Существует и немало трудностей концептуального порядка. Это, во-первых, кардинальное отличие «исламистского феномена»[1] от характера сирийского режима (на институциональном уровне, особенно), который в целом хорошо изучен.  Во-вторых, сами реалии общественных отношений в Сирии в условиях кризиса, которые имели весьма подвижный характер. В-третьих, исключительность самого сирийского восстания. Оно длится уже 6-й год и прошло несколько этапов, начиная от протестных шествий мирного характера, вооруженного народного восстания,  полномасштабной конфессионально окрашенной гражданской войны с участием представителей государственных структур внешних сил (Иран и «Хизбалла», а с сентября 2015 года и России), внешней и внутренней агрессии джихадистских вооруженных формирований («Исламское государство». «Джебхат ан-Нусра») и открытого вооруженного иностранного  вмешательства США и их союзников по коалиции под предлогом борьбы с ИГ.  В-четвертых, особый исторический контекст, который накладывается на современные условия, в которых протекал сирийский кризис.
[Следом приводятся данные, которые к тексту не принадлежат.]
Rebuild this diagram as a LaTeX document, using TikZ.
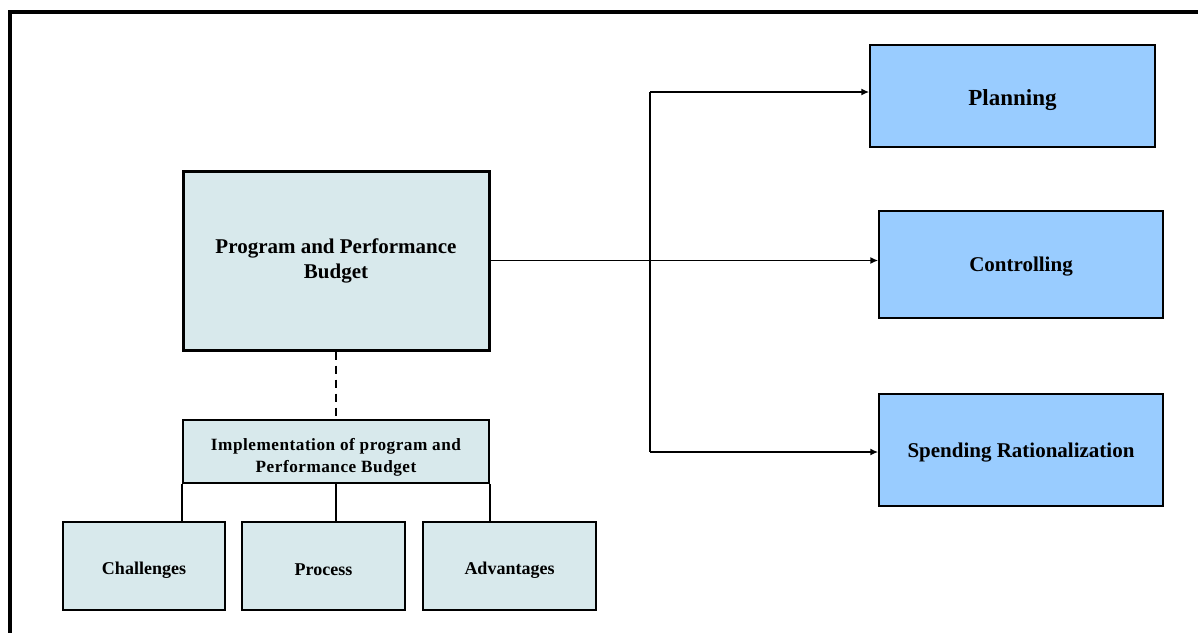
\documentclass[tikz,border=0pt]{standalone}
\usepackage{fontspec}
\setmainfont{Liberation Serif}
\usetikzlibrary{arrows.meta,positioning}

\definecolor{boxgray}{RGB}{216,233,236}
\definecolor{boxblue}{RGB}{153,204,255}

\newcommand{\lowered}[2]{\raisebox{-#1}[\height][\depth]{#2}}

\tikzset{
  graybox/.style={draw, fill=boxgray, line width=0.75pt, align=center, font=\bfseries\fontsize{9}{10}\selectfont},
  bluebox/.style={draw, fill=boxblue, line width=0.75pt, align=center, font=\bfseries\fontsize{10.5}{12}\selectfont},
  link/.style={line width=0.8pt},
}

\begin{document}
\begin{tikzpicture}[x=0.5pt, y=-0.5pt, >={Latex[length=4pt,width=3.5pt]}]
   \useasboundingbox (0,0) rectangle (1198,632);
   \clip (0,0) rectangle (1198,632);
   % frame
   \draw[line width=2pt] (10,640) -- (10,12) -- (1210,12);

   \node[graybox, line width=1.5pt, minimum width=153pt, minimum height=89.5pt,
         font=\bfseries\fontsize{10.5}{12.5}\selectfont] (ppb) at (336,260.5)
         {Program and Performance\\Budget};
   \node[graybox, minimum width=153pt, minimum height=31.5pt,
         font=\bfseries\fontsize{8.6}{11}\selectfont\addfontfeatures{LetterSpace=3}] (impl) at (336,451.5)
         {\lowered{3pt}{Implementation of program and}\\\lowered{3pt}{Performance Budget}};
   \node[graybox, minimum width=81pt, minimum height=44pt] (chal) at (144,566) {\lowered{2pt}{Challenges}};
   \node[graybox, minimum width=81.5pt, minimum height=44pt] (proc) at (323.5,566) {\lowered{2pt}{Process}};
   \node[graybox, minimum width=86.5pt, minimum height=44pt] (adv) at (509.5,566) {\lowered{2pt}{Advantages}};

   \node[bluebox, minimum width=142.5pt, minimum height=51pt,
         font=\bfseries\fontsize{11.5}{13}\selectfont] (plan) at (1012.5,96) {\lowered{2pt}{Planning}};
   \node[bluebox, minimum width=142pt, minimum height=53.5pt] (ctrl) at (1021,264.5) {\lowered{1pt}{Controlling}};
   \node[bluebox, minimum width=142pt, minimum height=56pt] (spend) at (1021,450) {\lowered{1.5pt}{Spending Rationalization}};

   \coordinate (top) at (650,92);
   \coordinate (bot) at (650,452);

   \draw[link] (top) -- (bot);
   \draw[link,->] (top) -- (top -| plan.west);
   \draw[link,->] (ppb.east) -- (ppb.east -| ctrl.west);
   \draw[link,->] (bot) -- (bot -| spend.west);

   \draw[link, dashed, dash pattern=on 4pt off 3pt] (ppb.south) -- (impl.north);
   \draw[link] (impl.south west) -- (impl.south west |- chal.north);
   \draw[link] (impl.south) -- (impl.south |- proc.north);
   \draw[link] (impl.south east) -- (impl.south east |- adv.north);
\end{tikzpicture}
\end{document}
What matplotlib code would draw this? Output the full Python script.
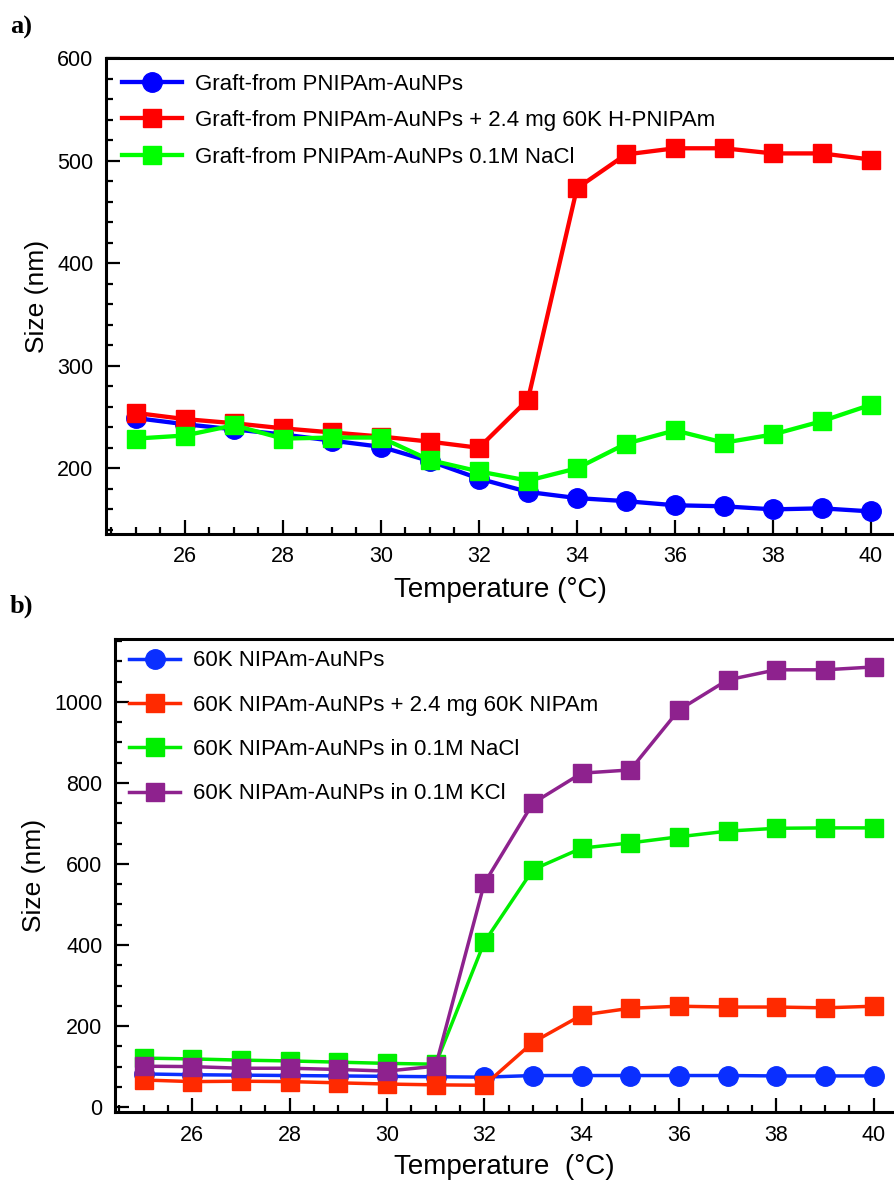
import matplotlib
matplotlib.use("Agg")
import matplotlib.pyplot as plt
from matplotlib.ticker import MultipleLocator

plt.rcParams['font.family'] = ['Liberation Sans', 'DejaVu Sans']

# ---- data, panel a ----
temp = [25, 26, 27, 28, 29, 30, 31, 32, 33, 34, 35, 36, 37, 38, 39, 40]
a_graft = [249, 243, 238, 233, 227, 221, 207, 190, 177, 171, 168, 164, 163, 160, 161, 158]
a_graft_hp = [254, 248, 244, 239, 235, 231, 226, 220, 267, 473, 506, 512, 512, 507, 507, 501]
a_graft_nacl = [229, 232, 242, 229, 230, 230, 208, 197, 188, 200, 224, 237, 225, 233, 246, 262]
a_labels = ['Graft-from PNIPAm-AuNPs',
            'Graft-from PNIPAm-AuNPs + 2.4 mg 60K H-PNIPAm',
            'Graft-from PNIPAm-AuNPs 0.1M NaCl']

# ---- data, panel b ----
b_np = [82, 80, 79, 78, 77, 76, 75, 74, 78, 78, 78, 78, 78, 77, 77, 77]
b_np_free = [67, 63, 64, 63, 60, 57, 55, 54, 160, 227, 244, 249, 247, 247, 245, 249]
b_nacl = [121, 119, 116, 114, 111, 108, 106, 407, 586, 639, 652, 667, 681, 688, 689, 689]
b_kcl = [101, 100, 96, 96, 93, 89, 101, 552, 750, 824, 832, 980, 1054, 1079, 1079, 1086]
b_labels = ['60K NIPAm-AuNPs',
            '60K NIPAm-AuNPs + 2.4 mg 60K NIPAm',
            '60K NIPAm-AuNPs in 0.1M NaCl',
            '60K NIPAm-AuNPs in 0.1M KCl']

fig = plt.figure(figsize=(8.94, 11.84), dpi=100)
ax1 = fig.add_axes([0.1186, 0.549, 0.8814, 0.402])
ax2 = fig.add_axes([0.1286, 0.0608, 0.8714, 0.3995])


def style_axes(ax):
    for side in ['left', 'top', 'bottom']:
        ax.spines[side].set_linewidth(2.2)
    ax.spines['right'].set_visible(False)
    ax.tick_params(which='both', direction='in', top=False, right=False,
                   width=1.6, labelsize=15.5, pad=9)
    ax.tick_params(which='major', length=10)
    ax.tick_params(which='minor', length=5)
    ax.xaxis.set_major_locator(MultipleLocator(2))
    ax.xaxis.set_minor_locator(MultipleLocator(0.5))


# panel a
ax1.plot(temp, a_graft, '-o', color='#0000ff', lw=3.1, ms=14, label=a_labels[0])
ax1.plot(temp, a_graft_hp, '-s', color='#ff0000', lw=3.1, ms=13, label=a_labels[1])
ax1.plot(temp, a_graft_nacl, '-s', color='#00ff00', lw=3.1, ms=13, label=a_labels[2])
ax1.set_xlim(24.39, 40.47)
ax1.set_ylim(136, 600)
style_axes(ax1)
ax1.yaxis.set_major_locator(MultipleLocator(100))
ax1.yaxis.set_minor_locator(MultipleLocator(20))
ax1.set_yticks([200, 300, 400, 500, 600])
ax1.set_xlabel('Temperature (°C)', fontsize=20, labelpad=7)
ax1.set_ylabel('Size (nm)', fontsize=19, labelpad=6)
ax1.legend(loc='upper left', frameon=False, fontsize=16, handlelength=2.7,
           labelspacing=0.7, borderaxespad=0.3, handletextpad=0.6,
           bbox_to_anchor=(0.0, 1.0))

# panel b
ax2.plot(temp, b_np, '-o', color='#0a2fff', lw=2.5, ms=14, label=b_labels[0])
ax2.plot(temp, b_np_free, '-s', color='#ff2a00', lw=2.5, ms=13, label=b_labels[1])
ax2.plot(temp, b_nacl, '-s', color='#00ee00', lw=2.5, ms=13, label=b_labels[2])
ax2.plot(temp, b_kcl, '-s', color='#8e228e', lw=2.5, ms=13, label=b_labels[3])
ax2.set_xlim(24.41, 40.42)
ax2.set_ylim(-12, 1155)
style_axes(ax2)
ax2.yaxis.set_major_locator(MultipleLocator(200))
ax2.yaxis.set_minor_locator(MultipleLocator(50))
ax2.set_xlabel('Temperature  (°C)', fontsize=20, labelpad=6)
ax2.set_ylabel('Size (nm)', fontsize=19, labelpad=6)
ax2.legend(loc='upper left', frameon=False, fontsize=16, handlelength=2.3,
           labelspacing=1.05, borderaxespad=0.3, handletextpad=0.6,
           bbox_to_anchor=(-0.002, 1.009))

fig.text(0.011, 0.977, 'a)', fontsize=19, fontweight='bold',
         family='Liberation Serif', va='center')
fig.text(0.011, 0.488, 'b)', fontsize=19, fontweight='bold',
         family='Liberation Serif', va='center')

fig.savefig('out.png', dpi=100)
Без учета и изучения вышеуказанных обстоятельств  достаточно сложно осмыслить различные измерения «исламистского феномена», понять его природу и характер, детали и нюансы обстоятельств его  появления.

 

***

На протяжении более чем 50 лет сирийские исламисты подвергались систематическим репрессиям внутри собственной страны и преследованиям за ее рубежами. Конфронтация между  правящим режимом и «Братьями-мусульманами» относится еще к 60-м годам XX столетия.  Конец 1970-х годов был отмечен кровавыми событиями восстания «Братьев-мусульман», которое было жестоко подавлено в Хаме в 1982 году. Начиная с 1980-х годов,  любая общественная и политическая деятельность исламистов  в Сирии находилась под жестким запретом.

В этот период режим активно пытался придать секулярный характер политическим институтам государства и активно внедрял светское мировоззрение в массовое сознание. В результате политический ислам (за исключением официального, государственного) оказался под запретом. Любой, кто пытался исповедовать исламистские взгляды, подлежал аресту. В 1980 году был принят закон № 49, согласно которому только за подозрение в принадлежности к «Братьям-мусульманам» грозила смертная казнь. Этот запрет на политическую деятельность касался не только этой организации, но и всех других исламских и светских политических партий и организаций, чья деятельность шла вразрез с внешней и внутренней политикой сирийского режима.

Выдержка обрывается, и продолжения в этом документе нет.